02 March 2009

'The Powerful Roar of a Lion Sounding from Rome'—St Leo the Great, Pope of Rome


Today, 18 February on the Church’s calendar, we commemorate St Leo the Great (400-461), Pope of Rome. In the Preface to his De Incarnatione Domini contra Nestorium, St John Cassian addresses St Leo as Mi Leo, veneranda ac suscipienda caritas mea, Romanæ ecclesiæ ac divini ministerii decus (‘my dear Leo, my esteemed and highly regarded friend, ornament that you are of the Roman Church and sacred ministry’). St Nicholas (Velimirović) relates his defense of Rome against Attila the Hun (The Prologue from Ochrid, Part I: January, February, March, trans. Mr Maria [Birmingham: Lazarica, 1985], p. 185):

When Attila drew near to Rome with his Huns and prepared to ravage and burn the city, Leo went out to him in his episcopal vestments, tamed the wrath of the Hun leader and averted the fall of Rome. Attila was willing to be guided by Leo both because of his holiness and because of a vision he had of the Apostles Peter and Paul, standing behind Leo and threatening Attila with a flaming sword.

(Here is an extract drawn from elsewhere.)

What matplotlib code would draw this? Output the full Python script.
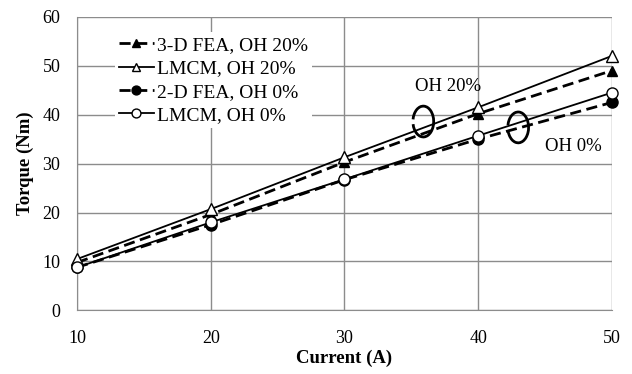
import numpy as np
import matplotlib.pyplot as plt
from matplotlib.patches import Arc

plt.rcParams['font.family'] = ['Liberation Serif', 'DejaVu Serif']

current = [10, 20, 30, 40, 50]
fea3d_oh20 = [9.8, 19.6, 30.3, 40.2, 49.0]
lmcm_oh20 = [10.5, 20.7, 31.3, 41.5, 52.0]
fea2d_oh0 = [8.8, 17.5, 26.7, 35.0, 42.5]
lmcm_oh0 = [8.8, 18.0, 26.8, 35.7, 44.5]

fig, ax = plt.subplots(figsize=(6.32, 3.74), dpi=100)
fig.subplots_adjust(left=0.122, right=0.968, top=0.955, bottom=0.17)

ax.plot(current, fea3d_oh20, color='black', linestyle=(0, (4, 2)), linewidth=2,
        marker='^', markersize=7, markerfacecolor='black', label='3-D FEA, OH 20%', zorder=3)
ax.plot(current, lmcm_oh20, color='black', linestyle='-', linewidth=1.3,
        marker='^', markersize=8, markerfacecolor='white', label='LMCM, OH 20%', zorder=4)
ax.plot(current, fea2d_oh0, color='black', linestyle=(0, (4, 2)), linewidth=2,
        marker='o', markersize=8, markerfacecolor='black', label='2-D FEA, OH 0%', zorder=3)
ax.plot(current, lmcm_oh0, color='black', linestyle='-', linewidth=1.3,
        marker='o', markersize=8, markerfacecolor='white', label='LMCM, OH 0%', zorder=4)

ax.set_xlim(10, 50)
ax.set_ylim(0, 60)
ax.set_xticks([10, 20, 30, 40, 50])
ax.set_yticks(np.arange(0, 61, 10))
ax.grid(True, color='#8c8c8c', linewidth=1)
ax.set_axisbelow(True)
for s in ['top', 'right']:
    ax.spines[s].set_visible(False)
for s in ['left', 'bottom']:
    ax.spines[s].set_color('#8c8c8c')
ax.tick_params(length=0, labelsize=13, pad=14)
ax.tick_params(axis='y', pad=12)
ax.set_xlabel('Current (A)', fontsize=13.5, fontweight='bold', labelpad=2)
ax.set_ylabel('Torque (Nm)', fontsize=13.5, fontweight='bold', labelpad=6)

for ln in ax.lines:
    ln.set_clip_on(False)

leg = ax.legend(loc='upper left', bbox_to_anchor=(0.052, 0.98), frameon=True,
                fontsize=14, handlelength=1.8, handletextpad=0.2,
                labelspacing=0.3, borderpad=0.2, markerscale=0.8)
leg.get_frame().set_edgecolor('none')
leg.get_frame().set_facecolor('white')
leg.get_frame().set_alpha(1)

ax.text(35.3, 45.7, 'OH 20%', fontsize=13.5, ha='left', va='center')
ax.text(49.25, 33.6, 'OH 0%', fontsize=13.5, ha='right', va='center')

ax.add_patch(Arc((35.9, 38.6), 1.55, 6.3, theta1=-145, theta2=150,
                 color='black', linewidth=2, zorder=5))
ax.add_patch(Arc((43.0, 37.4), 1.55, 6.3, theta1=-145, theta2=150,
                 color='black', linewidth=2, zorder=5))

plt.savefig('out.png', dpi=100)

Of course, St Leo is primarily known for his zealous opposition to heresy, culminating in the writing of his famous Tome (said to have been placed on St Peter’s tomb and corrected by the Apostle—Prologue, p. 185), which formed the standard for Orthodoxy at the Œcumenical Council of Chalcedon. According to Jaroslav Pelikan (The Spirit of Eastern Christendom (600-1700), Vol. 2 of The Christian Tradition: A History of the Development of Doctrine [Chicago: U of Chicago, 1974], pp. 148-9):

The fathers assembled at the council exclaimed: ‘Peter has spoken through the mouth of Leo!’ In the period with which we are dealing in this volume, East and West agreed that Leo had indeed been the spokesman for Peter and for the Holy Spirit at Chalcedon. ‘The divinely given and divinely inspired epistle of the great and brilliant and divinely minded Leo, of the most holy church of the Romans’ was, according to Sophronius of Jerusalem, sacred and worthy of honor as a ‘producer of orthodoxy’. The Council of Constantinople of 681 declared that ‘the letter of Leo [the Tome to Flavian], like the powerful [ῥωμαλέον] roar of a lion sounding from Rome’, had frightened away the hunters.

St Leo is renowned for his Lenten homilies—which we have already had occasion to mention (here and here)—and so it is particularly appropriate that his feast has fallen today this year, the second day of Great Lent. Here, for instance, is Chapt. VI from St Leo’s Fourth Homily, ‘On Lent’:

Being therefore, dearly-beloved, fully instructed by these admonitions of ours, which we have often repeated in your ears in protest against abominable error, enter upon the holy days of Lent with Godly devoutness, and prepare yourselves to win God’s mercy by your own works of mercy. Quench your anger, wipe out enmities, cherish unity, and vie with one another in the offices of true humility. Rule your slaves and those who are put under you with fairness, let none of them be tortured by imprisonment or chains. Forego vengeance, forgive offences: exchange severity for gentleness, indignation for meekness, discord for peace. Let all men find us self-restrained, peaceable, kind: that our fastings may be acceptable to God. For in a word to Him we offer the sacrifice of true abstinence and true Godliness, when we keep ourselves from all evil: the Almighty God helping us through all, to Whom with the Son and Holy Spirit belongs one Godhead and one Majesty, for ever and ever. Amen.

Finally, I shall close with the Kontakion for St Leo, taken from the Holy Transfiguration Monastery Great Horologion (Boston: Holy Transfiguration Monastery, ), pp. 424-5:

Kontakion. Third Tone
On this day the Virgin

Seated on the priestly throne, O great and glorious Leo, with the Holy Trinity’s inspired and God-given doctrines thou didst stop the gaping mouths of spiritual lions and didst shine upon thy flock the light of God-knowledge, and art glorified now as a divine initiate of the sublime grace of God.